▶ [Given request]:
Search the material for the word "this" and copy each line that holds it.

(Source code of charts)
-- START --

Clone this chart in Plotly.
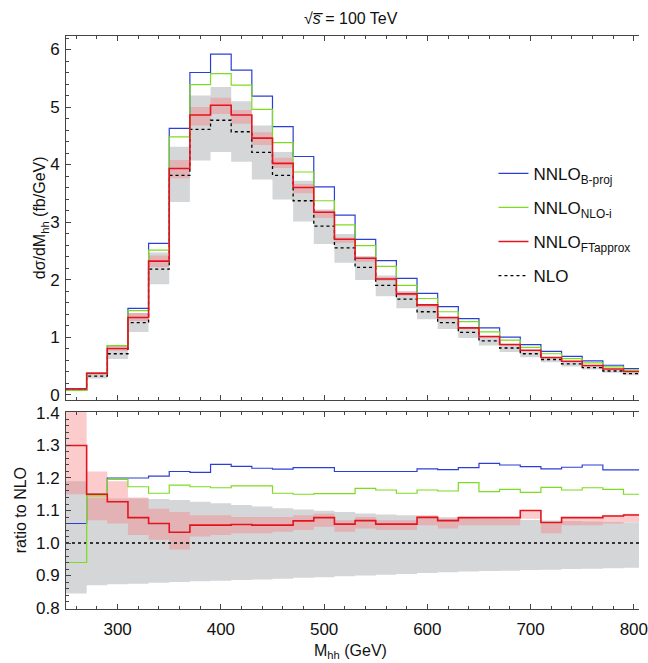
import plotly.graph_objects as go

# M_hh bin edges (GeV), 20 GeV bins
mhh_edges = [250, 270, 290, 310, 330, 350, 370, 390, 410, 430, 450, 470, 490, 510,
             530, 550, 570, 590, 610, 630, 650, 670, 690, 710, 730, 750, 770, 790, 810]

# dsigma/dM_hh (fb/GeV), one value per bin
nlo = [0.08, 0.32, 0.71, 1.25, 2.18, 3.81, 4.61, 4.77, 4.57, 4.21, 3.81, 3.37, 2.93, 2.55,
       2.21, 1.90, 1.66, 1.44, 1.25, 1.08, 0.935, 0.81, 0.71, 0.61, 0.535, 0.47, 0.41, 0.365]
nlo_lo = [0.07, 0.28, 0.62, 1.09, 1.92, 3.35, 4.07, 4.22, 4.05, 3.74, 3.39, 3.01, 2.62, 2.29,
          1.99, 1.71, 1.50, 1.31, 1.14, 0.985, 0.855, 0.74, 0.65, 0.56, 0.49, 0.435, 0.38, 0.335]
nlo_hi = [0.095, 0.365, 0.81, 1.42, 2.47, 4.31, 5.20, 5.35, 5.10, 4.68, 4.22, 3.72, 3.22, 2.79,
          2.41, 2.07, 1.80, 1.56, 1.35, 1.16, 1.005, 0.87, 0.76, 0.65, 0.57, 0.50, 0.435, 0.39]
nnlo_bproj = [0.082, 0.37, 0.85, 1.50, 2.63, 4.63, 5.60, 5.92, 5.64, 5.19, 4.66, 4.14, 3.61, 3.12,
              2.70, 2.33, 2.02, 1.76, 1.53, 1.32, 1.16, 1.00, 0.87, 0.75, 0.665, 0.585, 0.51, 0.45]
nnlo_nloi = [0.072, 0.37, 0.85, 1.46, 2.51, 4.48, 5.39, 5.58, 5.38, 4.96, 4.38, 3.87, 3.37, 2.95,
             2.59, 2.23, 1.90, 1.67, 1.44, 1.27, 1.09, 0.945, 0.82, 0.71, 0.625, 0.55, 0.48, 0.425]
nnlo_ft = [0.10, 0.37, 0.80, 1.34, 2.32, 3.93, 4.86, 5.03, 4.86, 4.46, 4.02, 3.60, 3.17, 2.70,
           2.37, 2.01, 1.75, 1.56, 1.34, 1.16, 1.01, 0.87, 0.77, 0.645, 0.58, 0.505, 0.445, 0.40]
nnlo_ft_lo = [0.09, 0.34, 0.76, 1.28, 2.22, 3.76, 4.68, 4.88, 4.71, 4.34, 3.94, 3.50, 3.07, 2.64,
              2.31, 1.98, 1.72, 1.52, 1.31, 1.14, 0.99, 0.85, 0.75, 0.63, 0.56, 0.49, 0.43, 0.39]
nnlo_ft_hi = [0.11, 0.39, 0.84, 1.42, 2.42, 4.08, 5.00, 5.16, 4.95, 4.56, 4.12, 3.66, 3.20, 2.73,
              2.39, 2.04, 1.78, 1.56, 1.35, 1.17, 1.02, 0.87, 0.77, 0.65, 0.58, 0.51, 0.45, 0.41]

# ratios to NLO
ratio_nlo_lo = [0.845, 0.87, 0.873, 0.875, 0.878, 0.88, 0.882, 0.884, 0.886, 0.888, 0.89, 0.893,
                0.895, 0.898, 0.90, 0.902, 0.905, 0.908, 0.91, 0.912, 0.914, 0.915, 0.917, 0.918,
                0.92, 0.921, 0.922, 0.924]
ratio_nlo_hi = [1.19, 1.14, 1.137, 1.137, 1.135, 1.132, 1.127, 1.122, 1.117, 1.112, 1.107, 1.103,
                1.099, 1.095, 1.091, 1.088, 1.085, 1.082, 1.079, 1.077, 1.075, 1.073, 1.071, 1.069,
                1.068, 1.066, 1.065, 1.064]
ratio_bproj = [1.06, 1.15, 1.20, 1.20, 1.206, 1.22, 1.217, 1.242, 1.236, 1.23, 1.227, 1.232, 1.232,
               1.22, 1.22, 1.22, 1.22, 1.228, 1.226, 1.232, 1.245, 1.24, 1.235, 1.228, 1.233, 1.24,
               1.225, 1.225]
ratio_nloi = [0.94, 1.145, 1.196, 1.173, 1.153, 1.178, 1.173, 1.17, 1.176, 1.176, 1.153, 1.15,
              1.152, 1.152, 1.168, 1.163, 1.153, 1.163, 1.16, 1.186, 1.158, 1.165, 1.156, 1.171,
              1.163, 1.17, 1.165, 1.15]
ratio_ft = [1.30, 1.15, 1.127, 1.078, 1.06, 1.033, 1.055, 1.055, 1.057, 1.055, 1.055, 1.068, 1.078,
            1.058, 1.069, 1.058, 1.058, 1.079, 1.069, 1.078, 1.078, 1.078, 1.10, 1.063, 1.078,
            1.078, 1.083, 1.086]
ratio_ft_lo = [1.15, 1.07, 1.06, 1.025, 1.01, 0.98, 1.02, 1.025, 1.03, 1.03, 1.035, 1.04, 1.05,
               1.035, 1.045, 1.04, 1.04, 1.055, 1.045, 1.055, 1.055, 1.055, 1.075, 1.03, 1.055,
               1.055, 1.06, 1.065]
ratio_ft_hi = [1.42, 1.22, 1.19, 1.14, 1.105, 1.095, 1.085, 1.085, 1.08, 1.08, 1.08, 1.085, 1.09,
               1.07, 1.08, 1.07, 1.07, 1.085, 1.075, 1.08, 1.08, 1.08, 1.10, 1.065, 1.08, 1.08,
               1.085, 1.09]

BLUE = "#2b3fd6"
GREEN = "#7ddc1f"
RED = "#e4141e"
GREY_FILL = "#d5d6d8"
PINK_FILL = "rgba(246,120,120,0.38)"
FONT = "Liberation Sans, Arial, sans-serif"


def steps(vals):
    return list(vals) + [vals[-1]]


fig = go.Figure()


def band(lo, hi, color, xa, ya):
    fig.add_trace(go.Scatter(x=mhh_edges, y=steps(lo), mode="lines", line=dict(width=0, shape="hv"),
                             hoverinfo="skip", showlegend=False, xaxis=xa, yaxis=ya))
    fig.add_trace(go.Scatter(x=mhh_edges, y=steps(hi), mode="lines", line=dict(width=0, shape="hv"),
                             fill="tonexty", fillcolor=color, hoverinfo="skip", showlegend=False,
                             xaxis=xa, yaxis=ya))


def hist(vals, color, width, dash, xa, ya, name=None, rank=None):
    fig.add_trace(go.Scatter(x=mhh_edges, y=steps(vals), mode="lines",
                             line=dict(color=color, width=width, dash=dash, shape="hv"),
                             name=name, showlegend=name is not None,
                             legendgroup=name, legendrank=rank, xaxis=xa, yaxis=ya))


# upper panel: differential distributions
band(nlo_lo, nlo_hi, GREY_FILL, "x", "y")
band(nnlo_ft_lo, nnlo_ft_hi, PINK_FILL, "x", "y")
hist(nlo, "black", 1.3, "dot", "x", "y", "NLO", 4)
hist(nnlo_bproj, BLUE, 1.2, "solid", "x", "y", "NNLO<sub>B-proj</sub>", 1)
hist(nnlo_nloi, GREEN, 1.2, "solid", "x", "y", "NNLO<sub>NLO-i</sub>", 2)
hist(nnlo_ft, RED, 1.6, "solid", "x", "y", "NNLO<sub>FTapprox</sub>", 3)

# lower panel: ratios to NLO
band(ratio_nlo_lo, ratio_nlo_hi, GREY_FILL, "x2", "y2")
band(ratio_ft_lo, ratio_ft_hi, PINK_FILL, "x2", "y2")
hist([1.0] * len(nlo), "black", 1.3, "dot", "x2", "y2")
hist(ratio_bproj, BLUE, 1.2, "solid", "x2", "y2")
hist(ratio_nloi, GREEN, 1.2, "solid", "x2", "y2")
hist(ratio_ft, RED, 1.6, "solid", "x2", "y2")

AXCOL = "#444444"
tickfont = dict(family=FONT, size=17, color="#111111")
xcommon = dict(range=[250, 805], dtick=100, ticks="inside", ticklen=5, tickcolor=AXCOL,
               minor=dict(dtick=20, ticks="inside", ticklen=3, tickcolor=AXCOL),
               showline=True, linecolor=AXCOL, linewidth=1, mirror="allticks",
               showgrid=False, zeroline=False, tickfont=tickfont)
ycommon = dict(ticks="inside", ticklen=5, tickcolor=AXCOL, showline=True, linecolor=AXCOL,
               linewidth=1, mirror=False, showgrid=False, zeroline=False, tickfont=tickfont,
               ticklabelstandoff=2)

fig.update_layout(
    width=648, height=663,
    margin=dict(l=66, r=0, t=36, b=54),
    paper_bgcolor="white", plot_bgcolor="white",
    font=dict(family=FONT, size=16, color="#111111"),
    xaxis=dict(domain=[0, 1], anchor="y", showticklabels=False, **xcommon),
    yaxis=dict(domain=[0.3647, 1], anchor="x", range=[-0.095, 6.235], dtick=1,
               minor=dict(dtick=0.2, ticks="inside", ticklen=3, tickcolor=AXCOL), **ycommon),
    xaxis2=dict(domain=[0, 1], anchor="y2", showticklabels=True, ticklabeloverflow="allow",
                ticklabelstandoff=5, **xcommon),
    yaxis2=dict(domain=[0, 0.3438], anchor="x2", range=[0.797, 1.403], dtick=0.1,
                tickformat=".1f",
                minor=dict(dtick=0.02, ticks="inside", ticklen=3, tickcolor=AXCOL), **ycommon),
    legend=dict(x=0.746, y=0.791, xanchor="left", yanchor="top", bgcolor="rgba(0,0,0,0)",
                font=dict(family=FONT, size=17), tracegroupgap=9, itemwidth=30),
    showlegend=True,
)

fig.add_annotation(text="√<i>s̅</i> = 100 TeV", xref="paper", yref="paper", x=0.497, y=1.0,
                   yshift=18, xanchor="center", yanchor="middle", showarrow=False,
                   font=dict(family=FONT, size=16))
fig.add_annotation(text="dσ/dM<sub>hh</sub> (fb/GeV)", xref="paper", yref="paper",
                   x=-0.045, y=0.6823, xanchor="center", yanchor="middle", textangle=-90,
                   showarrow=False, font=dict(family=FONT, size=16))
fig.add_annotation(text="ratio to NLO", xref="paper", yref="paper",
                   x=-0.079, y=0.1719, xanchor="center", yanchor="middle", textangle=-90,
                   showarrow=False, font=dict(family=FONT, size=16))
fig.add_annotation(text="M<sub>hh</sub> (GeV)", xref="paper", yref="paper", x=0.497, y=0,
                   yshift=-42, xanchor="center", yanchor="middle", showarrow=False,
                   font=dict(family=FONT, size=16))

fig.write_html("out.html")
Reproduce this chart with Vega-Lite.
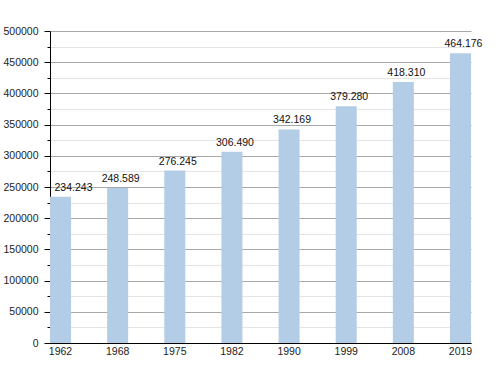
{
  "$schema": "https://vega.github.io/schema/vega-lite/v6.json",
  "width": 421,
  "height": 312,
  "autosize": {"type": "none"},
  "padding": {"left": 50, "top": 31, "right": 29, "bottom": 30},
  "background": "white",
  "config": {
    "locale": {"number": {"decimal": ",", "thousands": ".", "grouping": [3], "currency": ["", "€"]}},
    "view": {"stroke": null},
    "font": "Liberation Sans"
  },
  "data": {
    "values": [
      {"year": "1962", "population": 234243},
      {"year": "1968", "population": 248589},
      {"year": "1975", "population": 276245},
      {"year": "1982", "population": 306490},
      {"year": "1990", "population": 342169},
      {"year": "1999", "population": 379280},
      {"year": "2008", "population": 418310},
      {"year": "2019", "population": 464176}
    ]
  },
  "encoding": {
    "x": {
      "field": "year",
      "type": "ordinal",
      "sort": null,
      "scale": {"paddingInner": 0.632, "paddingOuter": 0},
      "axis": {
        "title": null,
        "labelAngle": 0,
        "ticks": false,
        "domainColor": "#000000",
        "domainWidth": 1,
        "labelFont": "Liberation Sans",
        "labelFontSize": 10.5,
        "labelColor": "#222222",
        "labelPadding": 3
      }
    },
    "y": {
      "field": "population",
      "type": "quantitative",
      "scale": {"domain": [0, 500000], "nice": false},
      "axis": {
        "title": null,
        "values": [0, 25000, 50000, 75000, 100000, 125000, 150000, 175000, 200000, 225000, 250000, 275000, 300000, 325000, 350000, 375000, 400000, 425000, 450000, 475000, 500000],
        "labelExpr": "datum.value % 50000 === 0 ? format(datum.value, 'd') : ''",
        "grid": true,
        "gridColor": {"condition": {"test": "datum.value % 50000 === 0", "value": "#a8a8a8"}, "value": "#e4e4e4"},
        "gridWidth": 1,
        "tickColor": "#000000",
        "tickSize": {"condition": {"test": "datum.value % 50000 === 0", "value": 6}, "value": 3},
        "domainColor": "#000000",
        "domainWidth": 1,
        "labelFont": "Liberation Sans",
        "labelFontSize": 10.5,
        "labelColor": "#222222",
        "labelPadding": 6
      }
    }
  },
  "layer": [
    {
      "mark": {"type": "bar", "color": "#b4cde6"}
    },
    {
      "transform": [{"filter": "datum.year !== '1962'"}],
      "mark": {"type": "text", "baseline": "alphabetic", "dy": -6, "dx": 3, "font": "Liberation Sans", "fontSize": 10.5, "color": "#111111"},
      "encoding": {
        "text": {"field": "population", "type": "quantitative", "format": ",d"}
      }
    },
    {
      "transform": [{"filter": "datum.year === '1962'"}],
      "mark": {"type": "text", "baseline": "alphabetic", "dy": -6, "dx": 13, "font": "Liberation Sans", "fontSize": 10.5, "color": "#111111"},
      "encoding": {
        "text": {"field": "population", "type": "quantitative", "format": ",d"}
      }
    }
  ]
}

-- END --

▶ [Exercise response]:
Clone this chart in Plotly.
Reproduce this chart with Vega-Lite.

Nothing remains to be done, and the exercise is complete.